The world's major crises

Let's look at the world's major crises. Are nuclear weapons helping with these? Neither as a deterrent, nor in use, are nuclear weapons an answer to the major world challeanges we face. The nuclear threat is not an answer to environmental degradation or terrorism. Nor is it a solution to the persistent conflicts that are not only taking countless lives, but are also driving vast numbers of people from their homes and nations. The United Nations says the world's 60 million refugees and forcibly displaced people is the highest level recorded since World War Two.

Nor have they made the post Second World War world safer and more secure. In the 70 years since that global conflagration which claimed the lives of over 60 million people, there have been 159 further wars around the world, within and between nations.

The dramatic shift in the conduct of war that began in the 20th Century has continued unabated. The overwhelming majority of those killed, maimed and forced to flee are civilians. As with all weapons of mass destruction, nuclear weapons guarantee this.

Our greatest humanitarian project

Bringing ourselves to the brink of self-destruction has not even changed our spending priorities as a species. At the outset of the 21st Century, the United Nations agreed on eight Millennium Deevelopment Goals for addressing extreme poverty in its many dimensions - income poverty, hunger, disease, lack of adequate shelter, and exclusion --while promoting gender equality, education, and environmental sustainability. This year is the target date.
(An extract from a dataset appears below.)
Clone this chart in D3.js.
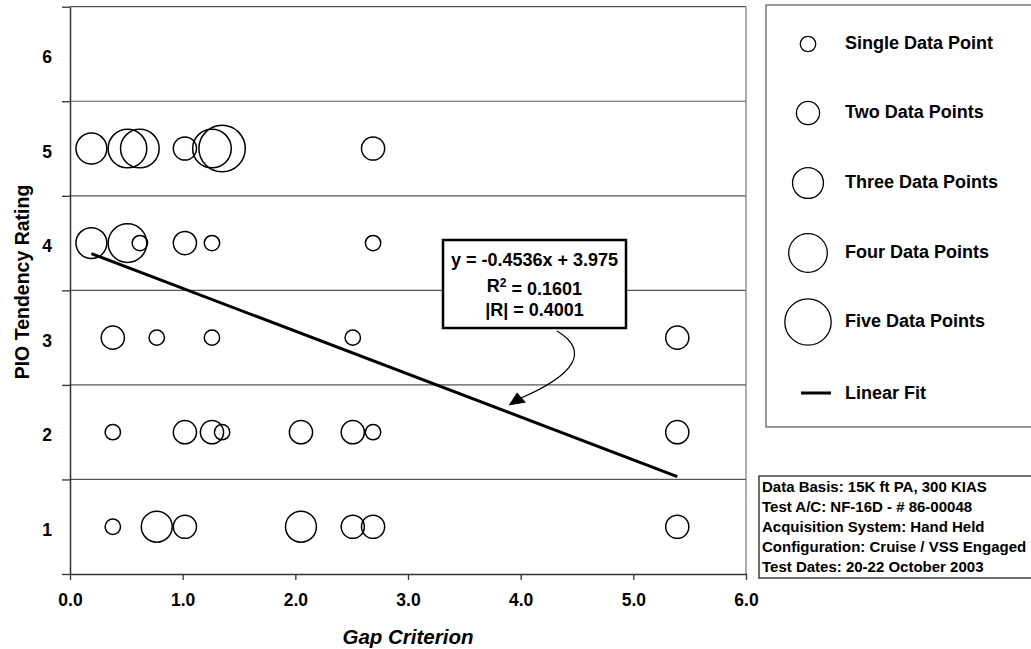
<!DOCTYPE html>
<html>
<head>
<meta charset="utf-8">
<script src="https://cdn.jsdelivr.net/npm/d3@7"></script>
<style>
  html, body { margin: 0; padding: 0; background: #fff; }
  svg { display: block; font-family: "Liberation Sans", Arial, sans-serif; font-weight: bold; }
</style>
</head>
<body>
<svg id="chart" width="1031" height="649"></svg>
<script>
// ---- Data ----
const gapCriterion = [0.19, 0.51, 0.62, 1.02, 1.26, 1.35, 2.69,
                      0.19, 0.51, 0.62, 1.02, 1.26, 2.69,
                      0.38, 0.77, 1.26, 2.51, 5.39,
                      0.38, 1.02, 1.26, 1.35, 2.05, 2.51, 2.69, 5.39,
                      0.38, 0.77, 1.02, 2.05, 2.51, 2.69, 5.39];
const pioRating    = [5, 5, 5, 5, 5, 5, 5,
                      4, 4, 4, 4, 4, 4,
                      3, 3, 3, 3, 3,
                      2, 2, 2, 2, 2, 2, 2, 2,
                      1, 1, 1, 1, 1, 1, 1];
const pointCount   = [3, 4, 4, 2, 4, 5, 2,
                      3, 4, 1, 2, 1, 1,
                      2, 1, 1, 1, 2,
                      1, 2, 2, 1, 2, 2, 1, 2,
                      1, 3, 2, 3, 2, 2, 2];

const fitX = [0.19, 5.39];
const fitY = [3.889, 1.530];

const xTicks = [0, 1, 2, 3, 4, 5, 6];
const yTickLabels = [1, 2, 3, 4, 5, 6];
const yBandEdges = [0.5, 1.5, 2.5, 3.5, 4.5, 5.5, 6.5];

const legendCounts = [1, 2, 3, 4, 5];
const legendLabels = ["Single Data Point", "Two Data Points", "Three Data Points", "Four Data Points", "Five Data Points"];
const fitLabel = "Linear Fit";

const equationLines = ["y = -0.4536x + 3.975", "R2 = 0.1601", "|R| = 0.4001"];
const infoLines = ["Data Basis: 15K ft PA, 300 KIAS",
                   "Test A/C: NF-16D - # 86-00048",
                   "Acquisition System: Hand Held",
                   "Configuration: Cruise / VSS Engaged",
                   "Test Dates: 20-22 October 2003"];

// ---- Chart ----
const svg = d3.select("#chart");
const x = d3.scaleLinear().domain([0, 6]).range([70, 746]);
const y = d3.scaleLinear().domain([0.5, 6.5]).range([574, 6.7]);
const r = d3.scaleLinear().domain([1, 5]).range([7.7, 23.2]);

// band lines + top border
svg.append("g").selectAll("line").data(yBandEdges.slice(1))
  .join("line")
  .attr("x1", x(0)).attr("x2", x(6))
  .attr("y1", d => y(d)).attr("y2", d => y(d))
  .attr("stroke", "#555").attr("stroke-width", 1.2);
// right border
svg.append("line").attr("x1", x(6)).attr("x2", x(6)).attr("y1", y(6.5)).attr("y2", y(0.5))
  .attr("stroke", "#777").attr("stroke-width", 1.2);

// x axis
const xAxis = svg.append("g").attr("transform", `translate(0,${y(0.5)})`)
  .call(d3.axisBottom(x).tickValues(xTicks).tickFormat(d3.format(".1f")).tickSize(6).tickPadding(14).tickSizeOuter(0));
xAxis.select(".domain").attr("stroke", "#333").attr("stroke-width", 1.5);
xAxis.selectAll(".tick line").attr("stroke", "#333").attr("stroke-width", 1.3);
xAxis.selectAll("text").attr("fill", "#000").style("font-size", "17.5px").style("font-weight", "bold")
  .style("font-family", "'Liberation Sans', Arial, sans-serif");

// y axis
const yAxis = svg.append("g").attr("transform", `translate(${x(0)},0)`)
  .call(d3.axisLeft(y).tickValues(yBandEdges).tickFormat("").tickSize(8).tickSizeOuter(0));
yAxis.select(".domain").attr("stroke", "#333").attr("stroke-width", 1.5);
yAxis.selectAll(".tick line").attr("stroke", "#333").attr("stroke-width", 1.3);

svg.append("g").selectAll("text").data(yTickLabels).join("text")
  .attr("x", 52).attr("y", d => y(d) + 3)
  .attr("dy", "0.35em").attr("text-anchor", "end")
  .style("font-size", "17.5px").text(d => d);

// axis titles
svg.append("text").attr("x", (x(0) + x(6)) / 2).attr("y", 637).attr("dy", "0.35em")
  .attr("text-anchor", "middle").style("font-size", "20.5px").style("font-style", "italic")
  .text("Gap Criterion");
svg.append("text").attr("transform", `translate(22,282) rotate(-90)`).attr("dy", "0.35em")
  .attr("text-anchor", "middle").style("font-size", "19.5px")
  .text("PIO Tendency Rating");

// bubbles
const pts = gapCriterion.map((g, i) => ({ g, p: pioRating[i], n: pointCount[i] }));
svg.append("g").selectAll("circle").data(pts).join("circle")
  .attr("cx", d => x(d.g)).attr("cy", d => y(d.p)).attr("r", d => r(d.n))
  .attr("fill", "none").attr("stroke", "#000").attr("stroke-width", 1.5);

// fit line
svg.append("line")
  .attr("x1", x(fitX[0])).attr("y1", y(fitY[0]))
  .attr("x2", x(fitX[1])).attr("y2", y(fitY[1]))
  .attr("stroke", "#000").attr("stroke-width", 3);

// callout arrow
svg.append("path").attr("d", "M557,331 C592,352 572,376 521,398")
  .attr("fill", "none").attr("stroke", "#000").attr("stroke-width", 1.2);
svg.append("path").attr("d", "M508.5,405.5 L517,392.5 L526,402.5 Z").attr("fill", "#000");

// callout box
svg.append("rect").attr("x", 443).attr("y", 240).attr("width", 183).attr("height", 88)
  .attr("fill", "#fff").attr("stroke", "#000").attr("stroke-width", 2.5);
const eq = svg.append("g").style("font-size", "18px").attr("text-anchor", "middle");
eq.append("text").attr("x", 534.5).attr("y", 260).attr("dy", "0.35em").text(equationLines[0]);
const r2 = eq.append("text").attr("x", 534.5).attr("y", 286).attr("dy", "0.35em");
r2.append("tspan").text("R");
r2.append("tspan").attr("dy", "-0.45em").style("font-size", "12px").text("2");
r2.append("tspan").attr("dy", "0.45em").text(" = 0.1601");
eq.append("text").attr("x", 534.5).attr("y", 310).attr("dy", "0.35em").text(equationLines[2]);

// legend box
svg.append("rect").attr("x", 766).attr("y", 5).attr("width", 280).attr("height", 422)
  .attr("fill", "#fff").attr("stroke", "#555").attr("stroke-width", 1.2);
const legY = [44, 113, 183, 253, 322];
const lg = svg.append("g");
lg.selectAll("circle").data(legendCounts).join("circle")
  .attr("cx", 808).attr("cy", (d, i) => legY[i]).attr("r", d => r(d))
  .attr("fill", "none").attr("stroke", "#000").attr("stroke-width", 1.3);
lg.selectAll("text.l").data(legendLabels).join("text").attr("class", "l")
  .attr("x", 845).attr("y", (d, i) => legY[i] - 1).attr("dy", "0.35em")
  .style("font-size", "18px").text(d => d);
lg.append("line").attr("x1", 801).attr("x2", 831).attr("y1", 393).attr("y2", 393)
  .attr("stroke", "#000").attr("stroke-width", 3);
lg.append("text").attr("x", 845).attr("y", 393).attr("dy", "0.35em")
  .style("font-size", "18px").text(fitLabel);

// info box
svg.append("rect").attr("x", 759).attr("y", 476).attr("width", 290).attr("height", 102)
  .attr("fill", "#fff").attr("stroke", "#222").attr("stroke-width", 1.3);
svg.append("g").selectAll("text").data(infoLines).join("text")
  .attr("x", 762).attr("y", (d, i) => 487 + i * 20).attr("dy", "0.35em")
  .style("font-size", "15px").text(d => d);
</script>
</body>
</html>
Four years into this noble undertaking, the US-based Economists for Peace and Security calculated that in 2003 the world devoted more than $900 billion to military expenditure. If we were to devote that amount to the Millennium Development Goals for only one year they would be completely accomplished. Known at that time as Economists Allied for Arms Reduction (EAAR), here's what their research showed:

This was the picture 12 years ago. Global military expenditure has since rocketed to an estimated $1,776 billion in 2014, according to the Stockholm International Peace Research Institute. In the same period, the world has fallen far short of accomplishing our greatest humanitarian project, the Millennium Development Goals.

A new force in British politics

No pollster can accurately predict whether Jeremy Corbyn, who also happens to be the Vice-Chair of the Campaign for Nuclear Disarmament, will become one of the UK's most prominent national leaders in September.

What we do know is that there is a newly emergent force in British politics. The 56 MPs of the Scottish National Party represent a party that holds that the Trident nuclear missile system - based at Faslane in Scotland -- is "unusable and indefensible". The party has pledged to make halting the renewal of the Trident nuclear weapons system an "absolute priority".

You need only do the maths. In a parliament whose ruling party has a majority of 12, its chances of renewing Trident are increasingly slim.

For the first time, a global power might need to change course and accept that it can still change the world for the better and be a force for peace and security without possessing its own weapons of mass destruction.